#### Provided data:
>> BEGIN

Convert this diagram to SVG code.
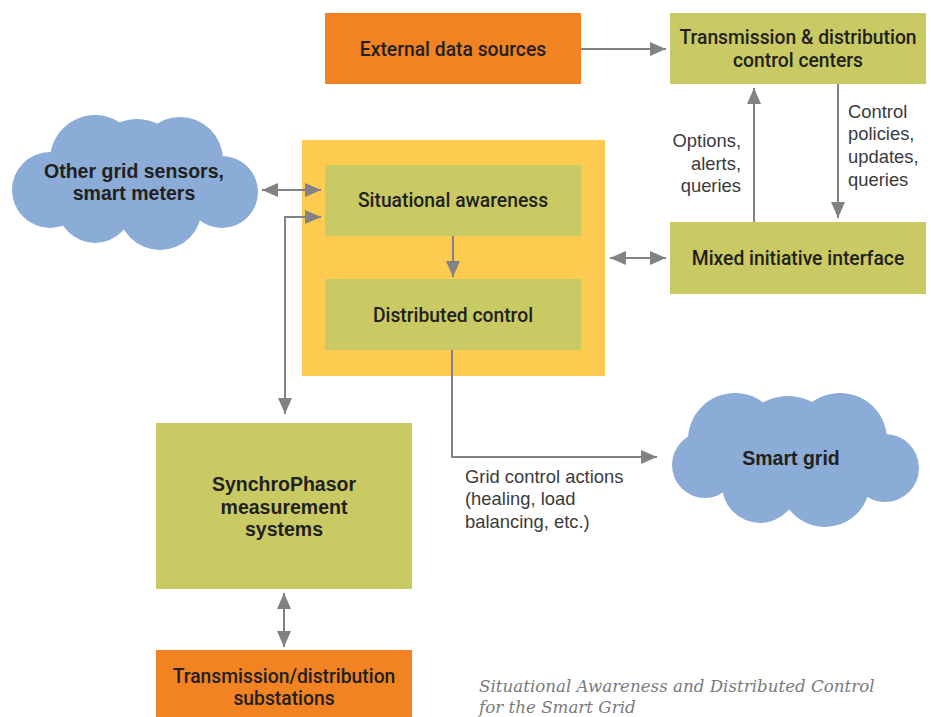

>> END
>> BEGIN

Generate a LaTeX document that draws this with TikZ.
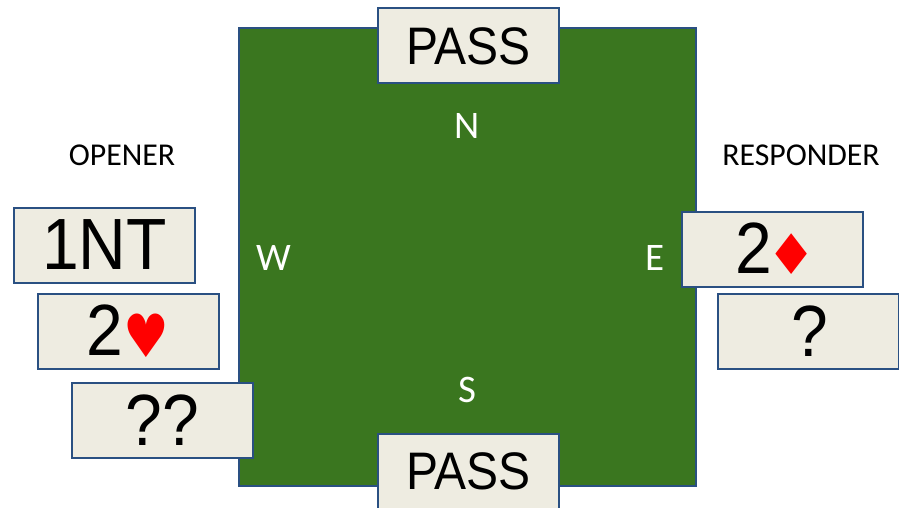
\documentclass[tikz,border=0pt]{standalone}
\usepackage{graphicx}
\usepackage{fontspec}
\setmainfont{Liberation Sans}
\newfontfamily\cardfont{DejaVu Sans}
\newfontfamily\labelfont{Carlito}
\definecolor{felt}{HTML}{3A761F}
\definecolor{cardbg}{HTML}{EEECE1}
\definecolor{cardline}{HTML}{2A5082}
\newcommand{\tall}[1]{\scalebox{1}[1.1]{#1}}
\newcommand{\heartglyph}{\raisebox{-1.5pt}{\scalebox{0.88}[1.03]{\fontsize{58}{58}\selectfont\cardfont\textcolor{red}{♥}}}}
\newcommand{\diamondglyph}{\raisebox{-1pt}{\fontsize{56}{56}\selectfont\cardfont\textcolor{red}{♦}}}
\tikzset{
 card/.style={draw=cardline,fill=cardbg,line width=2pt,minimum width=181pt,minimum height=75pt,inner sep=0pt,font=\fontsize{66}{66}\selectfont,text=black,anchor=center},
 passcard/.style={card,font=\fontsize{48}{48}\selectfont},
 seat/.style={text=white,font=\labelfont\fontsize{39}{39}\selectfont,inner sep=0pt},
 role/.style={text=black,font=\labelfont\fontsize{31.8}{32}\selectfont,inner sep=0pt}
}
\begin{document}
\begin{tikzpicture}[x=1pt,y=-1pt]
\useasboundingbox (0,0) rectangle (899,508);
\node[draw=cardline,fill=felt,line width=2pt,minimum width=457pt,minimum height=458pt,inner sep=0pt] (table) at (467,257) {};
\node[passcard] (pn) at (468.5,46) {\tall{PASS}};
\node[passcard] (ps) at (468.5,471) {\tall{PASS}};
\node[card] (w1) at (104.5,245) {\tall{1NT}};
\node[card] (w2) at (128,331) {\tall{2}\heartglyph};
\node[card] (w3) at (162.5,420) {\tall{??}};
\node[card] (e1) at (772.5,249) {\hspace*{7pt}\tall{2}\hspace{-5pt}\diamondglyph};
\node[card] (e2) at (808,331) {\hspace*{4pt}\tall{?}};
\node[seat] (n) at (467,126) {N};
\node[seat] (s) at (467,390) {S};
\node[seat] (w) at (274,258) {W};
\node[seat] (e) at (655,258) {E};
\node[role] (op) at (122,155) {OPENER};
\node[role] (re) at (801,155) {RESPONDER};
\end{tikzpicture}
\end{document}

>> END
>> BEGIN

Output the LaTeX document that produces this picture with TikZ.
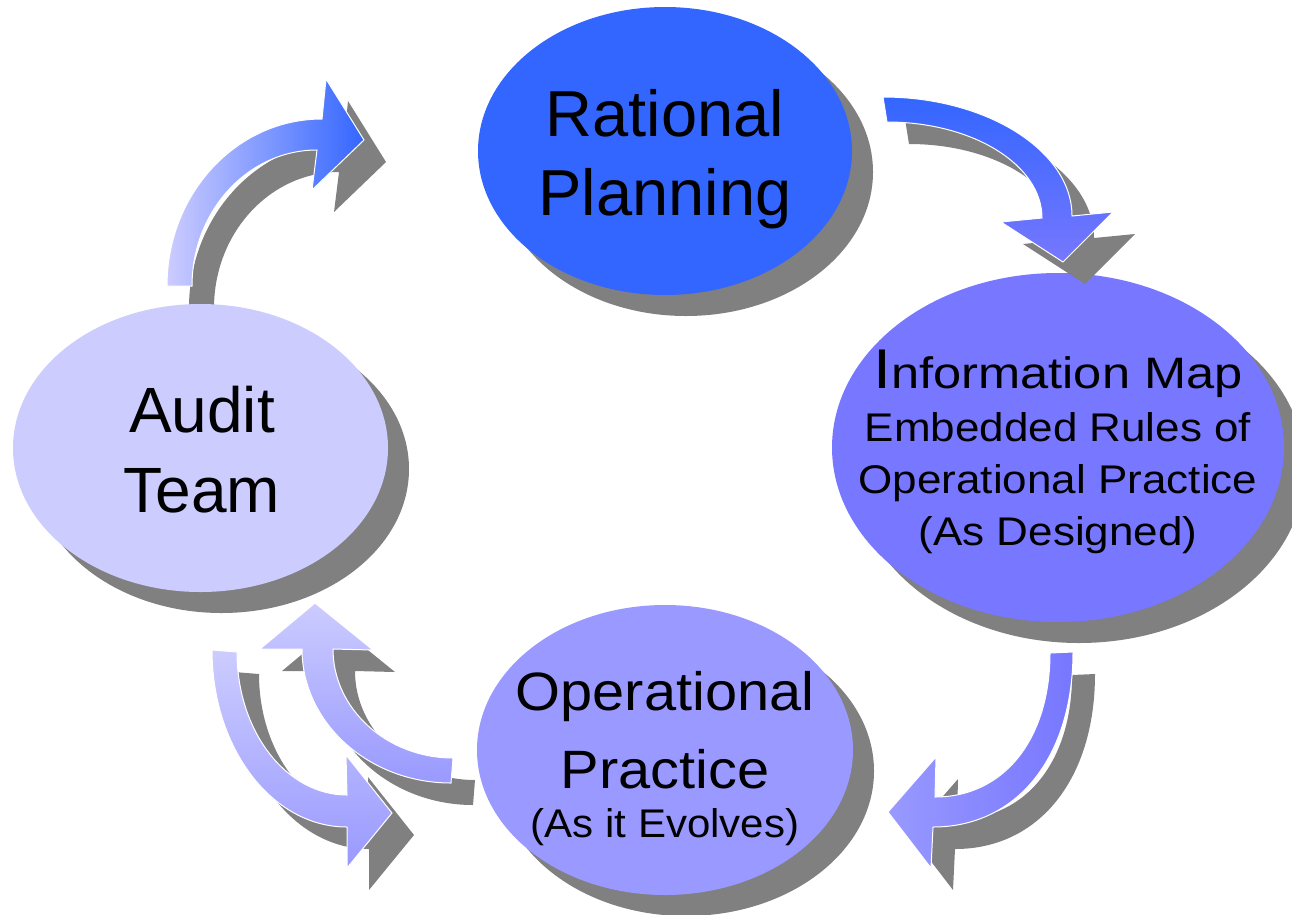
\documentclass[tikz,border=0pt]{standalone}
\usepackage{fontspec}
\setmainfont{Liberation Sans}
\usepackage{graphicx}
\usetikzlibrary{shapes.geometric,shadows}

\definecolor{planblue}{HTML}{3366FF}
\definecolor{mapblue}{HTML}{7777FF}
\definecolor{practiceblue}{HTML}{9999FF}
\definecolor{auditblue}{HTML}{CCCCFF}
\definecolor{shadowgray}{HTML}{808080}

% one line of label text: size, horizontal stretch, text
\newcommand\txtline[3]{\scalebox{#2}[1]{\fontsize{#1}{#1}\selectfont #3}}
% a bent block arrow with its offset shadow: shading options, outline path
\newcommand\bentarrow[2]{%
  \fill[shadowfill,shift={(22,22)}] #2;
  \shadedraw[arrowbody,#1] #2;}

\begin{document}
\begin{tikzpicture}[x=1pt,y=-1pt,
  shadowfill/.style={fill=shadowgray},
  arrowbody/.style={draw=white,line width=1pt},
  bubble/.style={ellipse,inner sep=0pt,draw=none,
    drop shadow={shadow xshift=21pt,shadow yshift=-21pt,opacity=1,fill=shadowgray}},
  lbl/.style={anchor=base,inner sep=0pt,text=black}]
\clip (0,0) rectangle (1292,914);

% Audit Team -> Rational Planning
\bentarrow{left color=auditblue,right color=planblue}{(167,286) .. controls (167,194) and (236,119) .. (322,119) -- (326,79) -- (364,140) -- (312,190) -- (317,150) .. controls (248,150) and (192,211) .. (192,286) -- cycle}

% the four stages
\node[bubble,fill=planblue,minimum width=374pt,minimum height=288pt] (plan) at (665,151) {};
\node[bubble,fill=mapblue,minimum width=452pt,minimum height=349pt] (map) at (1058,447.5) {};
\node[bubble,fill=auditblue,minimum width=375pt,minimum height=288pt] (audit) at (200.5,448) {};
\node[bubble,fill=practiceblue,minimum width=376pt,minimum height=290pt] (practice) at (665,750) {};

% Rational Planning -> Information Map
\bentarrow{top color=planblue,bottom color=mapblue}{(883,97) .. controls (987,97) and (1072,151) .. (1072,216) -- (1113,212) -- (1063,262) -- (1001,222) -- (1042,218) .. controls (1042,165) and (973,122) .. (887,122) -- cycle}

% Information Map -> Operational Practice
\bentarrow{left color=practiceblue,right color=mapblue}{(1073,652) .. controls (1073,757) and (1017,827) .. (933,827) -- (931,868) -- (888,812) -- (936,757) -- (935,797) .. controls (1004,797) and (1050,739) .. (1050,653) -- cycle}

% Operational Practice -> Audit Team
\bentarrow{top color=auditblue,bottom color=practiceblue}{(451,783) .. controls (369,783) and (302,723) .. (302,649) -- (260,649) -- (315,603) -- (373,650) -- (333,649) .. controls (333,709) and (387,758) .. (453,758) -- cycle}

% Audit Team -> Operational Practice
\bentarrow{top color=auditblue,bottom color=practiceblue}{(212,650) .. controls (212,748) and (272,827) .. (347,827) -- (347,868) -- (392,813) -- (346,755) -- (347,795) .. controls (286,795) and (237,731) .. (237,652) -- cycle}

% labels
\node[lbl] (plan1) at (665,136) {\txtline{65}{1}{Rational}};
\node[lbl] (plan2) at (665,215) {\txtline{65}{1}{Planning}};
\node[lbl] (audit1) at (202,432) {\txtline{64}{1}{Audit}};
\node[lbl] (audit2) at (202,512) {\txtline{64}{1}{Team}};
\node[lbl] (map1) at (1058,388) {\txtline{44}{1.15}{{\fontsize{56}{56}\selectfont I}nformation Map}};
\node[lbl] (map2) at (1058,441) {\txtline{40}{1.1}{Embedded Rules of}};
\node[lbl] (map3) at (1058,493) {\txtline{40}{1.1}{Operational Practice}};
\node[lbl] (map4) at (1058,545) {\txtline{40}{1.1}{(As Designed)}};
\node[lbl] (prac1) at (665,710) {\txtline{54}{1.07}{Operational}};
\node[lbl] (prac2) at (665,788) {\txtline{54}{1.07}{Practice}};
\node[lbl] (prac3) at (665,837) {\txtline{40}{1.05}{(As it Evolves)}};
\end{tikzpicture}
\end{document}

>> END

#### Stated task:
In the entries above, identify every line with the word "LaTeX". Copy those lines.

#### Answer for the task:
Generate a LaTeX document that draws this with TikZ.
Output the LaTeX document that produces this picture with TikZ.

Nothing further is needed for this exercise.